Cap Énergie : « On vend des compétences, pas du handicap »
La région Picardie abrite un réseau d'EA et d'Esat très dynamique. Démarré il y a 15 ans avec un atelier protégé, l'équipe a su s'adapter aux réalités du territoire et s'imposer comme un acteur incontournable de l'économie locale. Cap Énergie porte bien son nom car il a fallu en développer pour en arriver là : 10 établissements sur 3 départements.
Des entreprises demandeuses
D'emblée l'association s'est créée pour répondre à une demande de chefs d'entreprise décontenancés devant leurs obligations d'emploi de travailleurs handicapés. La volonté était là, mais pas de structure alentour. Le ton était donné : c'est le terrain qui va conditionner, voire provoquer, les choix de développement. C'est peut-être ce qui explique la grande diversité de métiers exercés au sein de Cap Énergie : plasturgie, création et entretien d'espaces verts, recyclage et revalorisation de fibre optique, fabrication de palette, conditionnement et expédition... et aussi finition de dentelles de Calais « nous sommes les seuls finisseurs de dentelles de Calais » nous dit Jean Pierre Dumont, Gérant de l'EA de la Baie de la Somme et Directeur General de Cap Énergie.
Le « couteau suisse du médico-social »
C'est ainsi que Cap Énergie a été qualifié par un inspecteur de l'ARS qui comme nous s'étonnait de la capacité à répondre et à réagir de ce réseau. Par exemple, une société délocalise soudain en Pologne l'activité confiée habituellement à un Esat. Bien entendu une rencontre est organisée. Sur place le représentant des Esat remarque des palettes et demande où elles sont fabriquées. En Pologne. Et pourquoi pas ici ? Et pourquoi pas nous ? Question : vous savez le faire ? Réponse : on apprendra. Et ils ont appris. De même, Alcatel se débarrassait des bobines de fibre optique usagées pour en racheter des neuves. Ridicule, alors qu'il suffit d'en changer la mousse interne pour qu'elles soient de nouveau opérationnelles. Aujourd'hui, l'activité créée dans la Somme est déclinée en Espagne.
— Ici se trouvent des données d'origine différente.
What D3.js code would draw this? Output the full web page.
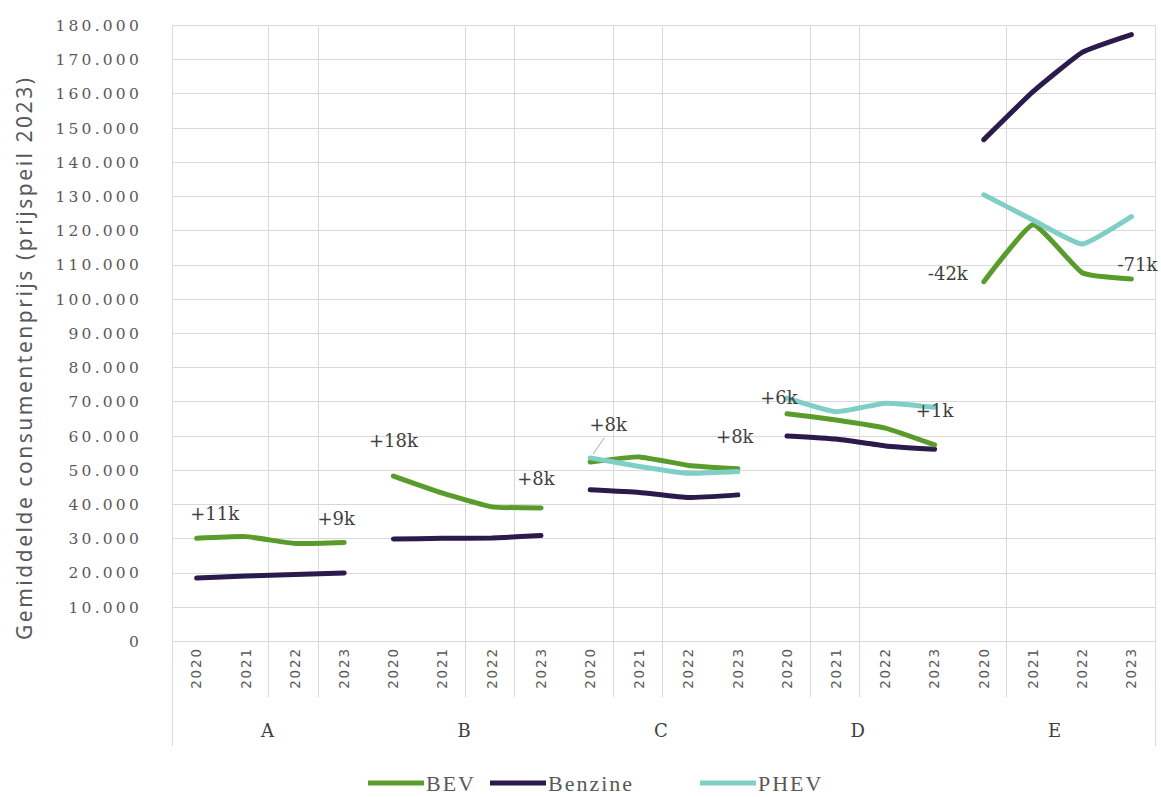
<!DOCTYPE html>
<html><head><meta charset="utf-8">
<script src="https://cdn.jsdelivr.net/npm/d3@7"></script>
<style>
html,body{margin:0;padding:0;background:#fff;}
svg{display:block;}
</style></head>
<body>
<svg id="chart" width="1161" height="797"></svg>
<script>
// ---- data ----
const groups = ["A", "B", "C", "D", "E"];
const years = ["2020", "2021", "2022", "2023"];
const seriesNames = ["BEV", "Benzine", "PHEV"];
// values per group, per year (euro, prijspeil 2023)
const bev = [
  [30000, 30500, 28500, 28800],
  [48200, 43200, 39200, 38900],
  [52300, 53800, 51300, 50300],
  [66400, 64600, 62200, 57300],
  [105000, 121600, 107600, 105800]
];
const benzine = [
  [18400, 19000, 19400, 19900],
  [29800, 30000, 30100, 30800],
  [44200, 43400, 41900, 42700],
  [59900, 59000, 57000, 56000],
  [146500, 160500, 172000, 177200]
];
const phev = [
  null,
  null,
  [53500, 51000, 49000, 49500],
  [71000, 67000, 69500, 68300],
  [130400, 123000, 116000, 124000]
];
const yTicks = [0,10000,20000,30000,40000,50000,60000,70000,80000,90000,100000,110000,120000,130000,140000,150000,160000,170000,180000];
// annotation labels: text, group index, year index, series
const annoText  = ["+11k","+9k","+18k","+8k","+8k","+8k","+6k","+1k","-42k","-71k"];
const annoGroup = [0,0,1,1,2,2,3,3,4,4];
const annoYear  = [0,3,0,3,0,3,0,3,0,3];
const annoSeries= ["BEV","BEV","BEV","BEV","PHEV","BEV","PHEV","PHEV","BEV","BEV"];

(function(){
// ---- layout ----
const svg = d3.select("#chart");
const mLeft = 172, mRight = 1156, mTop = 25, mBottom = 641;
const cats = [];
groups.forEach(g => years.forEach(yr => cats.push(g + "|" + yr)));
const x = d3.scaleBand().domain(cats).range([mLeft, mRight]).paddingInner(0).paddingOuter(0);
const y = d3.scaleLinear().domain([0, 180000]).range([mBottom, mTop]);
const colors = { BEV: "#5a9c2c", Benzine: "#2b1a4c", PHEV: "#80cfc6" };
const dataBySeries = { BEV: bev, Benzine: benzine, PHEV: phev };
const gridColor = "#d9d9d9";

// horizontal gridlines
svg.append("g").selectAll("line").data(yTicks).join("line")
  .attr("x1", mLeft).attr("x2", mRight)
  .attr("y1", d => Math.round(y(d)) + 0.5).attr("y2", d => Math.round(y(d)) + 0.5)
  .attr("stroke", gridColor).attr("stroke-width", 1);

// vertical gridlines (as seen in the reference)
const vBound = [2, 3, 6, 7, 9, 10, 13, 14, 17];
svg.append("g").selectAll("line").data(vBound).join("line")
  .attr("x1", d => Math.round(mLeft + d * x.bandwidth()) - 1.5)
  .attr("x2", d => Math.round(mLeft + d * x.bandwidth()) - 1.5)
  .attr("y1", mTop).attr("y2", 697)
  .attr("stroke", gridColor).attr("stroke-width", 1);
// outer frame lines
[mLeft + 0.5, mRight - 0.5].forEach(xx => {
  svg.append("line").attr("x1", xx).attr("x2", xx).attr("y1", mTop).attr("y2", 746)
    .attr("stroke", gridColor).attr("stroke-width", 1);
});

// y axis tick labels
const yAxis = d3.axisLeft(y).tickValues(yTicks).tickSize(0)
  .tickFormat(d => d === 0 ? "0" : d3.format(",")(d).replace(/,/g, "."));
const ya = svg.append("g").attr("transform", `translate(${mLeft - 27},0)`).call(yAxis);
ya.select(".domain").remove();
ya.selectAll("text").attr("font-family", "DejaVu Serif").attr("font-size", 15.5)
  .attr("letter-spacing", 3.2).attr("fill", "#595959").attr("dy", "0.35em");

// y axis title
svg.append("text")
  .attr("transform", `translate(32,${(78 + 640) / 2}) rotate(-90)`)
  .attr("text-anchor", "middle")
  .attr("font-family", "Noto Sans").attr("font-size", 21).attr("fill", "#595959")
  .attr("textLength", 562).attr("lengthAdjust", "spacing")
  .text("Gemiddelde consumentenprijs (prijspeil 2023)");

// x axis: year labels
const xAxis = d3.axisBottom(x).tickSize(0).tickFormat(d => d.split("|")[1]);
const xa = svg.append("g").attr("transform", `translate(0,${mBottom})`).call(xAxis);
xa.select(".domain").attr("stroke", gridColor);
xa.selectAll("text")
  .attr("transform", "rotate(-90)")
  .attr("text-anchor", "middle")
  .attr("x", -27).attr("y", 0).attr("dy", "0.35em")
  .attr("font-family", "DejaVu Sans").attr("font-size", 13.5)
  .attr("letter-spacing", 1.8).attr("fill", "#595959");

// group labels
svg.append("g").selectAll("text").data(groups).join("text")
  .attr("x", (g) => x(g + "|2020") + x.bandwidth() * 2 - 3)
  .attr("y", 737)
  .attr("text-anchor", "middle")
  .attr("font-family", "DejaVu Serif").attr("font-size", 18).attr("fill", "#404040")
  .text(d => d);

// lines
const line = d3.line()
  .x(d => d.x)
  .y(d => y(d.v))
  .curve(d3.curveCardinal.tension(0.6));
const linesG = svg.append("g");
["Benzine", "BEV", "PHEV"].forEach(s => {
  dataBySeries[s].forEach((vals, gi) => {
    if (!vals) return;
    const pts = vals.map((v, yi) => ({ x: x(groups[gi] + "|" + years[yi]) + x.bandwidth() / 2, v }));
    linesG.append("path").datum(pts)
      .attr("d", line)
      .attr("fill", "none")
      .attr("stroke", colors[s])
      .attr("stroke-width", 5)
      .attr("stroke-linecap", "round")
      .attr("stroke-linejoin", "round");
  });
});

// annotations
const annoOffsets = [
  [18, -25], [-8, -24], [0, -35], [-5, -29], [18, -33], [-3, -32], [-8, 0], [0, 3], [-36, -8], [6, -14]
];
const ag = svg.append("g");
annoText.forEach((t, i) => {
  const gi = annoGroup[i], yi = annoYear[i];
  const px = x(groups[gi] + "|" + years[yi]) + x.bandwidth() / 2;
  const py = y(dataBySeries[annoSeries[i]][gi][yi]);
  ag.append("text")
    .attr("x", px + annoOffsets[i][0]).attr("y", py + annoOffsets[i][1])
    .attr("text-anchor", "middle").attr("dy", "0.35em")
    .attr("font-family", "DejaVu Serif").attr("font-size", 18).attr("fill", "#404040")
    .text(t);
});
// small leader line
{
  const px = x("C|2020") + x.bandwidth() / 2, py = y(phev[2][0]);
  ag.append("line").attr("x1", px + 14).attr("y1", py - 20).attr("x2", px + 3).attr("y2", py - 4)
    .attr("stroke", "#a6a6a6").attr("stroke-width", 1);
}

// legend
const legX = [368, 490, 700];
const lg = svg.append("g");
seriesNames.forEach((s, i) => {
  lg.append("line").attr("x1", legX[i]).attr("x2", legX[i] + 56).attr("y1", 783).attr("y2", 783)
    .attr("stroke", colors[s]).attr("stroke-width", 5);
  lg.append("text").attr("x", legX[i] + 58).attr("y", 783).attr("dy", "0.35em")
    .attr("font-family", "Liberation Serif").attr("font-size", 22)
    .attr("letter-spacing", 2)
    .attr("fill", "#595959").text(s);
});
})();
</script>
</body></html>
Une diversité qui présente beaucoup d'avantages : une offre d'emploi variée permettant d'accueillir des situations différentes, de réorienter les travailleurs vieillissants ou affectés d'une maladie évolutive, de faire face, économiquement parlant aux aléas des marchés, de montrer que le handicap n'est pas synonyme de sous-travail ou d'occupationnel...
Une évolution constante
Pas question de se reposer sur ses lauriers. Le réseau est à l'affut des opportunités et à l'écoute du monde, anticipant les problèmes et les opportunités. La fusion entre deux associations de la Somme et de Calais (ADATP dans la Somme et ASTPE à Calais) a permis d'atteindre une taille critique, et donc d'acquérir du poids face aux institutions. Les structures à caractère économique ont ensuite été fiscalisées, transformées en SARL, pour éviter à l'association d'être prise en défaut par les services fiscaux. « Une façon de se mettre à l'abri dans un contexte d'incertitude ». Une évolution constante aussi pour les salariés : un accord a été passé avec l' AGEFIPH pour proposer des formations en fonction des offres d'emploi. Il existait déjà un système de transmission de compétences en interne. Mais cette fois, c'est à travers le travail intérimaire : une mise à disposition de personnel en partenariat avec le CAP EMPLOI . Les offres sont déposées à Pôle Emploi qui oriente les personnes pouvant correspondre, lesquelles sont alors formées en fonction des demandes. Relativement nouvelle, cette initiative née dans la Somme a essaimé à Calais.
Et une dynamique d'avenir
Air France, Alcatel, Eurotunnel, les villes de Calais, le Tréport, la centrale nucléaire de PENLY.. Les clients de Cap Énergie sont peut-être trop nombreux pour être cités ici. La DIRRECTE d'ailleurs, ne s'y trompe pas : elle est très présente et soutient et accompagne activement le réseau. Le dynamisme développé par les gestionnaires répond en fait à la motivation de leur public. Des personnes prêtes à apprendre, évoluer, désireuses de s'intégrer, d'acquérir une véritable indépendance et une reconnaissance de leurs compétences. Les SARL qui les emploient pratiquent d'ailleurs l'intéressement aux bénéfices pour leurs salariés. De l'atelier protégé employant 18 salariés, il y a 15 ans, aux entreprises actuelles en employant 365, l'aventure a été longue. Et elle est loin d'être finie.